Lead with gratitude, then state your number once
When you come back, the structure is simple: appreciate the offer, reference your research, name your number, and stop talking.
"I am genuinely excited about this role and the team. Based on my research and the scope of what you have described, I was hoping we could get closer to $X. Is there flexibility there?"
That is the entire ask. Do not explain why you need the money. Do not apologize. Do not give them a range (that hands them the low end). Name a number, be quiet, and let them respond.
If they say no
"No" is not the end of the negotiation. Ask about other levers:
- Signing bonus — often easier to approve than a base salary change.
- Equity refresh schedule — when is the first performance review that could move your equity?
- Remote flexibility or schedule — worth real money in saved commute and childcare.
- Title — if you are between bands, a higher title anchors your next offer.
- Accelerated first review — "Can we agree on a 6-month check-in rather than 12?"
Handling the counteroffer
If they meet you partway, do not feel pressured to immediately accept or counter again. It is fine to say: "That is helpful—let me make sure I understand the full package and I will come back to you by [tomorrow/end of week]." Take the time. Think clearly.
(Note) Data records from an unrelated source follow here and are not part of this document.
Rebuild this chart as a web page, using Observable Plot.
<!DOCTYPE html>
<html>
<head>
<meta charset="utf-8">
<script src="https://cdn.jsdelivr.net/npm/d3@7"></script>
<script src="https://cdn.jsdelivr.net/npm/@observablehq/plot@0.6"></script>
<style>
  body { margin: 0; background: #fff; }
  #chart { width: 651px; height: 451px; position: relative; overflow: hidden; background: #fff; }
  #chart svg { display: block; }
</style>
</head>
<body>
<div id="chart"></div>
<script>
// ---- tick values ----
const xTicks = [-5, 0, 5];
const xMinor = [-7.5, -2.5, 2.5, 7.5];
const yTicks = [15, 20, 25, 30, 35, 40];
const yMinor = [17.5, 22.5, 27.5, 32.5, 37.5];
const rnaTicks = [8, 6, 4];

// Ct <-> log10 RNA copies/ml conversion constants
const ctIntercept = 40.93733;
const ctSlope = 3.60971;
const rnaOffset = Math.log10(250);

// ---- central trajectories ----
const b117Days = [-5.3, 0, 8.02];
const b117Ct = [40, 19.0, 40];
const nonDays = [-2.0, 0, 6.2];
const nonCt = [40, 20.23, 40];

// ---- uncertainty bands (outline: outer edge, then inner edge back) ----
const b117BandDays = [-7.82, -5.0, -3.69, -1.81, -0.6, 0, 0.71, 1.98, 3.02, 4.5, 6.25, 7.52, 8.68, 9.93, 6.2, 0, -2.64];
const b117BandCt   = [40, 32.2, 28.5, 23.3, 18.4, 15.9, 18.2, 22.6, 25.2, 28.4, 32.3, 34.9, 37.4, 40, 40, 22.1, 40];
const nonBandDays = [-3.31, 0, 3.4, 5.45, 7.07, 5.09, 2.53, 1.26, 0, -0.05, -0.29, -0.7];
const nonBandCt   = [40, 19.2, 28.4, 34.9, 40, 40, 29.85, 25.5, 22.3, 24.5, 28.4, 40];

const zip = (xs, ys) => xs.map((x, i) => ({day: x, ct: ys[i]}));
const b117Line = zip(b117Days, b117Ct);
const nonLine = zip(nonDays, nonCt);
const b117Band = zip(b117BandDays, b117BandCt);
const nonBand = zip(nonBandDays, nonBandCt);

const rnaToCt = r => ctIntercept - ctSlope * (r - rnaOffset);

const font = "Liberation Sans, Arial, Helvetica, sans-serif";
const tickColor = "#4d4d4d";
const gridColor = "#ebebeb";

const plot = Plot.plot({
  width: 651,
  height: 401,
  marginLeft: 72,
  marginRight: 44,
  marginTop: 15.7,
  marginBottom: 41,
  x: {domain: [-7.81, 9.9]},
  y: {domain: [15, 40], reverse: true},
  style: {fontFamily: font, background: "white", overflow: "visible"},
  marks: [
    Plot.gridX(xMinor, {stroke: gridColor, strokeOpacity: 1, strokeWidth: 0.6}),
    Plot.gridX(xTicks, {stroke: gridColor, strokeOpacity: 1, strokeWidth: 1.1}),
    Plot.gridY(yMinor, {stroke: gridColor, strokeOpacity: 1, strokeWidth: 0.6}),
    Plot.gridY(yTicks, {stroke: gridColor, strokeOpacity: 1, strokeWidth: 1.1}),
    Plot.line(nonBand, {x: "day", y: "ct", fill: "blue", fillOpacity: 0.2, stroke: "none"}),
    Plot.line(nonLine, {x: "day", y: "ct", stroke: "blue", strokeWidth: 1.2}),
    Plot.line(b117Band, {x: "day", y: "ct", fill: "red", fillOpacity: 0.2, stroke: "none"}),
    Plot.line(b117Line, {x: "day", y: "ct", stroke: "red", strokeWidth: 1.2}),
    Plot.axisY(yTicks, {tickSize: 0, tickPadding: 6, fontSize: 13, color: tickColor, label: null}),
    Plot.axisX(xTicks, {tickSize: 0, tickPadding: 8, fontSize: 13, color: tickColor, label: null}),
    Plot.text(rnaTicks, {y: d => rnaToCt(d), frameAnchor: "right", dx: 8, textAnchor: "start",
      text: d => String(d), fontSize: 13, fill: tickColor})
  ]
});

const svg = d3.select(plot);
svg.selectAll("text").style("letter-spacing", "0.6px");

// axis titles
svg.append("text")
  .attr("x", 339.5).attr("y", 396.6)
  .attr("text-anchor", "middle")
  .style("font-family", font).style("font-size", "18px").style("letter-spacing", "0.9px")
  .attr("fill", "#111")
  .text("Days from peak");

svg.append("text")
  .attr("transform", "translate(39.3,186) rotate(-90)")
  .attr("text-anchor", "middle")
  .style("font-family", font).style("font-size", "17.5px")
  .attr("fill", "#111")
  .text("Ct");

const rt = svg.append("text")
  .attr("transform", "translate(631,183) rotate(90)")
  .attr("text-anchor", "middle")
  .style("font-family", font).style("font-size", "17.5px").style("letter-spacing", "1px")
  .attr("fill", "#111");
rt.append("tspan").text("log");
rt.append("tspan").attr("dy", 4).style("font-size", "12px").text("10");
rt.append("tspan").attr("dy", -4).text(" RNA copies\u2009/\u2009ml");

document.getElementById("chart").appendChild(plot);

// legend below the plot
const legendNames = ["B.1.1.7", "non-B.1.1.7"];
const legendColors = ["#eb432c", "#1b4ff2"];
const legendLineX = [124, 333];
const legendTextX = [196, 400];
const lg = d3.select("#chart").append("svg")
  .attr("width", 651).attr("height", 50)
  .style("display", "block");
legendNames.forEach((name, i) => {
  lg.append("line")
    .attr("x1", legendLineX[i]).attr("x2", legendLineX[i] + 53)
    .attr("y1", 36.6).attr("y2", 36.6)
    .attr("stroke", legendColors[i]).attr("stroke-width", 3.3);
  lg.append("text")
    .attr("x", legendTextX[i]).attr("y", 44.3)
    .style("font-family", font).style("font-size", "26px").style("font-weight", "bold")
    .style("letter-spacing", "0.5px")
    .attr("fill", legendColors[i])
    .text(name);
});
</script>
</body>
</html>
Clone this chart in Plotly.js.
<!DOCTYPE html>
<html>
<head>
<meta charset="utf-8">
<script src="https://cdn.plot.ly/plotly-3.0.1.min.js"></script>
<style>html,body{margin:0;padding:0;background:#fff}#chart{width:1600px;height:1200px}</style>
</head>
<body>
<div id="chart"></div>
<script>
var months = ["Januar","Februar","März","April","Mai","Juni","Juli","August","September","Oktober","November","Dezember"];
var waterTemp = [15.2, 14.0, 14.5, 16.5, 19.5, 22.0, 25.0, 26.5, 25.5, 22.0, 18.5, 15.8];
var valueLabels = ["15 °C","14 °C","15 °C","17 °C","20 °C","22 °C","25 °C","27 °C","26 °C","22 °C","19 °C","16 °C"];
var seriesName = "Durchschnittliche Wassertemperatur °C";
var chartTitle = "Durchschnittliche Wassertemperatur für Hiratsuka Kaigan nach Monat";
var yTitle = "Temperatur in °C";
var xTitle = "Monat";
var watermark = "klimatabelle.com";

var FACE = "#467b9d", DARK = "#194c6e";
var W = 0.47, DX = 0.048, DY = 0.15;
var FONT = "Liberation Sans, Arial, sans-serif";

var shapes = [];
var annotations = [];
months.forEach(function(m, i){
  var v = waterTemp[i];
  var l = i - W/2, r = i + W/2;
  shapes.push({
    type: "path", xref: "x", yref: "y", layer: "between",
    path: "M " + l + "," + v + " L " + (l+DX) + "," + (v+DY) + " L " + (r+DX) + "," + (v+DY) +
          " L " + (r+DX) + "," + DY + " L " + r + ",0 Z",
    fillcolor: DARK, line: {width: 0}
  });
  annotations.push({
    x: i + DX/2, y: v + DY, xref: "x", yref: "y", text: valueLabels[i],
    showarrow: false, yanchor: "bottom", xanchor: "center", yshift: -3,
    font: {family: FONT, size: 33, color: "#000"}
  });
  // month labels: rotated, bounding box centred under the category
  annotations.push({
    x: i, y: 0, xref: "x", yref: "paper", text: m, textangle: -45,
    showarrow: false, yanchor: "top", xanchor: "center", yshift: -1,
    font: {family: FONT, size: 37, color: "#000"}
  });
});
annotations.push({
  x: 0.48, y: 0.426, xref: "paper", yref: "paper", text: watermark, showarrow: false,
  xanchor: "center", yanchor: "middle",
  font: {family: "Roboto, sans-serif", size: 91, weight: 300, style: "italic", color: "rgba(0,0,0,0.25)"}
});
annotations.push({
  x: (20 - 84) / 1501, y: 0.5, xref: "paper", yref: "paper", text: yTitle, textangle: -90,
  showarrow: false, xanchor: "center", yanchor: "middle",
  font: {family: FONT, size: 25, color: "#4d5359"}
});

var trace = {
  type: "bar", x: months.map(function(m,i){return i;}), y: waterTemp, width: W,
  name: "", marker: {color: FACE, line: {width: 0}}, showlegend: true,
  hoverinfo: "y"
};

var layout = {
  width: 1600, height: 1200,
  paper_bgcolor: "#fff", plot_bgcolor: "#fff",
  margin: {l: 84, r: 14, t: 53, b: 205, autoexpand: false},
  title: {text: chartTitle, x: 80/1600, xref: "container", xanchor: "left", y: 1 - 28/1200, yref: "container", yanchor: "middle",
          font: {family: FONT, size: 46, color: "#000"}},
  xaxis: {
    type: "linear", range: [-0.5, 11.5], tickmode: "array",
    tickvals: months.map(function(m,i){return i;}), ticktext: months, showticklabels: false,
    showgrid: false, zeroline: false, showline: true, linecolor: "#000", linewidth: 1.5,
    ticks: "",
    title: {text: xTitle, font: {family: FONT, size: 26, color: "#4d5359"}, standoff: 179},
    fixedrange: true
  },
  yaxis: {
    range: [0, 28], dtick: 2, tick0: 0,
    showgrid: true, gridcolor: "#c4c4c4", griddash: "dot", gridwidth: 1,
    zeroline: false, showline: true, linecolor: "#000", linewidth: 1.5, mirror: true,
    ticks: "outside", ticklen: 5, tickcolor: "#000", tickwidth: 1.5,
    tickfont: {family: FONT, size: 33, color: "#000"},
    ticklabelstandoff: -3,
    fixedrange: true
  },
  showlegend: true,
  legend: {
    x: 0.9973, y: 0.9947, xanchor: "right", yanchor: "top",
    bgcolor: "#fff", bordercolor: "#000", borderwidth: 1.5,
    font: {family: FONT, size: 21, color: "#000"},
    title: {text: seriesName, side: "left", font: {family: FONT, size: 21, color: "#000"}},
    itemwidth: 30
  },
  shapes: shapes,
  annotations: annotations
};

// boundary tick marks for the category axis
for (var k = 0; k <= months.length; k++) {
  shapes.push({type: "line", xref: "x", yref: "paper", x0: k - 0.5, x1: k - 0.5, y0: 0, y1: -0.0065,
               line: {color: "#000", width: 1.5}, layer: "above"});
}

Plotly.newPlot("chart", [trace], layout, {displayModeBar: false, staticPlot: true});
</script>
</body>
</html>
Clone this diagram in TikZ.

When to stop and when to walk
Stop negotiating when you have extracted what you can and the offer still works for you. Walk when the total compensation is below your real floor—and only if you have somewhere better to go or can wait. Walking is a legitimate option, but it requires a clear-eyed view of your alternatives, not frustration.
What never helps: ultimatums you are not prepared to follow through on, negotiating over text or email after the first ask, and comparing offers from unnamed companies as leverage without being willing to share details.
The number most candidates miss
The biggest negotiation win is often not base salary. It is equity timing, bonus target, or signing bonus— components the company can approve faster and that compound differently. Know the full compensation picture before you decide what to push on.